What you need to do: Using the data below, copy each line that includes the word "this".

Record list:

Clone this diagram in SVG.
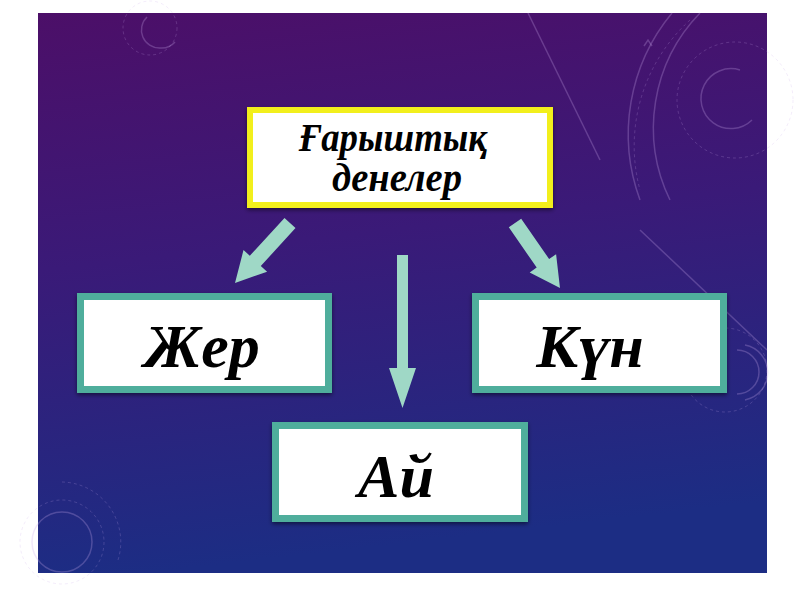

--

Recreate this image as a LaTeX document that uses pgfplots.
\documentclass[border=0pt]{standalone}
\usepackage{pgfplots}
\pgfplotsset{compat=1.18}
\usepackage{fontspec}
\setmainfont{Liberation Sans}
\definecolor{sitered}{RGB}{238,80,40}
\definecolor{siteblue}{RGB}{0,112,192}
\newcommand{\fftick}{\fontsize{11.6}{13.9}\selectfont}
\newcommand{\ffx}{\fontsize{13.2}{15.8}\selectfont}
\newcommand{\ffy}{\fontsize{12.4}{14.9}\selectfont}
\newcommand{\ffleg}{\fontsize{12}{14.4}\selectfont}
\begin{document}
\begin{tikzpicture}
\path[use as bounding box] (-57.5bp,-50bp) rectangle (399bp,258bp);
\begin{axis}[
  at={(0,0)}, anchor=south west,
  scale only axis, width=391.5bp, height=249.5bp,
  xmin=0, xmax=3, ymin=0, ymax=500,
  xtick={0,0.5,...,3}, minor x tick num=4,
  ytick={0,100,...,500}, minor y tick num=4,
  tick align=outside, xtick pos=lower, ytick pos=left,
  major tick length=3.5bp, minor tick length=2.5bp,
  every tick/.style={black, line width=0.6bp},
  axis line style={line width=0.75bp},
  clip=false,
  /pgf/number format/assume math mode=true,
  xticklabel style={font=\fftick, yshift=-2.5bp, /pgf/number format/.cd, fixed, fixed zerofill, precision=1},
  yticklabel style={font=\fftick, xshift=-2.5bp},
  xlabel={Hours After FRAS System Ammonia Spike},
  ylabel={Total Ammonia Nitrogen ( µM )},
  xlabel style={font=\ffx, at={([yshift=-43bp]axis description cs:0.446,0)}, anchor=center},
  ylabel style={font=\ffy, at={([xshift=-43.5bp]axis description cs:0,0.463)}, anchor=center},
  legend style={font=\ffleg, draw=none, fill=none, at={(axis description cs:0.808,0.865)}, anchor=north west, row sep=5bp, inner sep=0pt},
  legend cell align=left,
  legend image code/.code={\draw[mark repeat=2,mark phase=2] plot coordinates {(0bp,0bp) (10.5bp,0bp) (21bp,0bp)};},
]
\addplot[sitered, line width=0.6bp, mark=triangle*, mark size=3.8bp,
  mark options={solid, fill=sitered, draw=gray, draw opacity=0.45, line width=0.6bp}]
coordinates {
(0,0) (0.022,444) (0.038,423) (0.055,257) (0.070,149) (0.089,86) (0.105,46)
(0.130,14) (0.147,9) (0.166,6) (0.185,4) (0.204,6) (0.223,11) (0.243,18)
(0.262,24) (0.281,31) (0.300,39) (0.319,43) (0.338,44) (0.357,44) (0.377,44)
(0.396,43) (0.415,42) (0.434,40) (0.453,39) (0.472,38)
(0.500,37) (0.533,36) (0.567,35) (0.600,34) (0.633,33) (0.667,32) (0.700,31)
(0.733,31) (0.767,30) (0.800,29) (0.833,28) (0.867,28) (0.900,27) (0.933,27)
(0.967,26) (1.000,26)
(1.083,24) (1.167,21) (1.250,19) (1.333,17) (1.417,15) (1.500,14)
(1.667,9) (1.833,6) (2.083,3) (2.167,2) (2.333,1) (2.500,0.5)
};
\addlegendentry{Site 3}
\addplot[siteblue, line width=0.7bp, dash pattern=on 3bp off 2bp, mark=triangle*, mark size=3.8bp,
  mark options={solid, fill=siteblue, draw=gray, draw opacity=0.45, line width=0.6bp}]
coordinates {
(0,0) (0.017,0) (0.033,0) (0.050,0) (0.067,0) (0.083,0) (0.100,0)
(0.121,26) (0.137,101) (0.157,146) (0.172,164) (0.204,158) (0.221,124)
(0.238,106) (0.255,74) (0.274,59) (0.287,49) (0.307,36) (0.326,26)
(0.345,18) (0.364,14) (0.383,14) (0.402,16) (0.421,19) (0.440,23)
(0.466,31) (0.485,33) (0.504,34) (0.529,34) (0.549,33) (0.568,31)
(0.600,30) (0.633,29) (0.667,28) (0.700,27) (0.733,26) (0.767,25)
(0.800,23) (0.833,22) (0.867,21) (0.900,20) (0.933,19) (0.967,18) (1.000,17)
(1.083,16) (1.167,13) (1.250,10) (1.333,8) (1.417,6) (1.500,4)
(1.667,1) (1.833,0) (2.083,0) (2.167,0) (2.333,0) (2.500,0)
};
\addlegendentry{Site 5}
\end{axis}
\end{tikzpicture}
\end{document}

---

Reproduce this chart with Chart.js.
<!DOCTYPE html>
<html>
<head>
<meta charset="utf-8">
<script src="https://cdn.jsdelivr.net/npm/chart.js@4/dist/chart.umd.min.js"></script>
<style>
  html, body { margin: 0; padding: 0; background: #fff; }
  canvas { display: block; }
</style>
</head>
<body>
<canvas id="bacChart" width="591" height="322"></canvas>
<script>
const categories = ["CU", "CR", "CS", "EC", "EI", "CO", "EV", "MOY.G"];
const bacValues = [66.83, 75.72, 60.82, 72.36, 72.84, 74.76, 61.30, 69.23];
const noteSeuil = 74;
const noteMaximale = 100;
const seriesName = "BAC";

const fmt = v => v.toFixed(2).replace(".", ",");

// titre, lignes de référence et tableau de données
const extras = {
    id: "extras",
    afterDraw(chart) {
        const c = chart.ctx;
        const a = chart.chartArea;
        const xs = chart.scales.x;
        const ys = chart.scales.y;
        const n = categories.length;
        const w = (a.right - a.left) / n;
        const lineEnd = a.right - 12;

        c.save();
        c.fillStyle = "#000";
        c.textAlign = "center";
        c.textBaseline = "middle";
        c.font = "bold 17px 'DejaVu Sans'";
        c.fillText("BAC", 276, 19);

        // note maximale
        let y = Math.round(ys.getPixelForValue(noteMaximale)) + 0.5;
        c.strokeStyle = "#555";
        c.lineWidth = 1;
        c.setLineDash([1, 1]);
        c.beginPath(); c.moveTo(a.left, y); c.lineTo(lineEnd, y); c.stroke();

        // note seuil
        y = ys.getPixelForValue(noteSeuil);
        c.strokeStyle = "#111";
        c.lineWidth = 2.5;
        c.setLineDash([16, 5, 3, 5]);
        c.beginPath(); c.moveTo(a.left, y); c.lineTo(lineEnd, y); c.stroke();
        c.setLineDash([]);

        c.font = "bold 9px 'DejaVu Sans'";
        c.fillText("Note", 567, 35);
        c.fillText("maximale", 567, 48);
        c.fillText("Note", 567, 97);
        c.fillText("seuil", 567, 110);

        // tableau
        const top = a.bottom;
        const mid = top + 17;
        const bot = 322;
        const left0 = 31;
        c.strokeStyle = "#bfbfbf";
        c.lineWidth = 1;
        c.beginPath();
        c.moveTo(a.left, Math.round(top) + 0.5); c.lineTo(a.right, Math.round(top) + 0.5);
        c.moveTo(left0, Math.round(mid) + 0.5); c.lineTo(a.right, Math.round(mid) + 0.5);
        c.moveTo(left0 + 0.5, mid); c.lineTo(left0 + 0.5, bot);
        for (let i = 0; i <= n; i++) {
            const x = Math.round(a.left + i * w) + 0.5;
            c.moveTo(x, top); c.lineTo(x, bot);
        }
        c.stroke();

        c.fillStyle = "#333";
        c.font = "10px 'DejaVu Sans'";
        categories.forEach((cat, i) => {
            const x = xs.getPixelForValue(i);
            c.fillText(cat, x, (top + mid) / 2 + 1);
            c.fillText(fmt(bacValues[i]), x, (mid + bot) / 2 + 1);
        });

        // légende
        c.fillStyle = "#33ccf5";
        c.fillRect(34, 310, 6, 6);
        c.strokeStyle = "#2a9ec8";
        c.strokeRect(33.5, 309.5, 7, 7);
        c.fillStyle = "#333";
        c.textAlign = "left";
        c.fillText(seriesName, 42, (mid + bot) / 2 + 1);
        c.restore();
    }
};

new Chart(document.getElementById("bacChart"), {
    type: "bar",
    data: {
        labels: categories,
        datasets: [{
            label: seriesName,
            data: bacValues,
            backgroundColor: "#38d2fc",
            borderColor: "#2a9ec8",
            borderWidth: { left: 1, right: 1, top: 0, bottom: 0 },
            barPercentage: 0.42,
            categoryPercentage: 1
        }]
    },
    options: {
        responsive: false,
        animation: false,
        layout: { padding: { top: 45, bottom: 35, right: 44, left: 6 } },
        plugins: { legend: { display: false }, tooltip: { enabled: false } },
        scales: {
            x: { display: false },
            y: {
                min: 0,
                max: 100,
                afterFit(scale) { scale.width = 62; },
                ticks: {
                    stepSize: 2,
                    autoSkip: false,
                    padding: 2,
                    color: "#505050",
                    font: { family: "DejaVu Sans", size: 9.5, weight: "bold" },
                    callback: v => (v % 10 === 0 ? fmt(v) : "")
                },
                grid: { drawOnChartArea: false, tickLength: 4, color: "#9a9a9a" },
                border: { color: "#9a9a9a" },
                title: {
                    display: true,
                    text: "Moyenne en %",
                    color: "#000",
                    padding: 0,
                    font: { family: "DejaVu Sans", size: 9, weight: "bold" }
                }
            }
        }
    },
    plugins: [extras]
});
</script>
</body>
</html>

Written reply:
Clone this diagram in SVG.
Recreate this image as a LaTeX document that uses pgfplots.
Reproduce this chart with Chart.js.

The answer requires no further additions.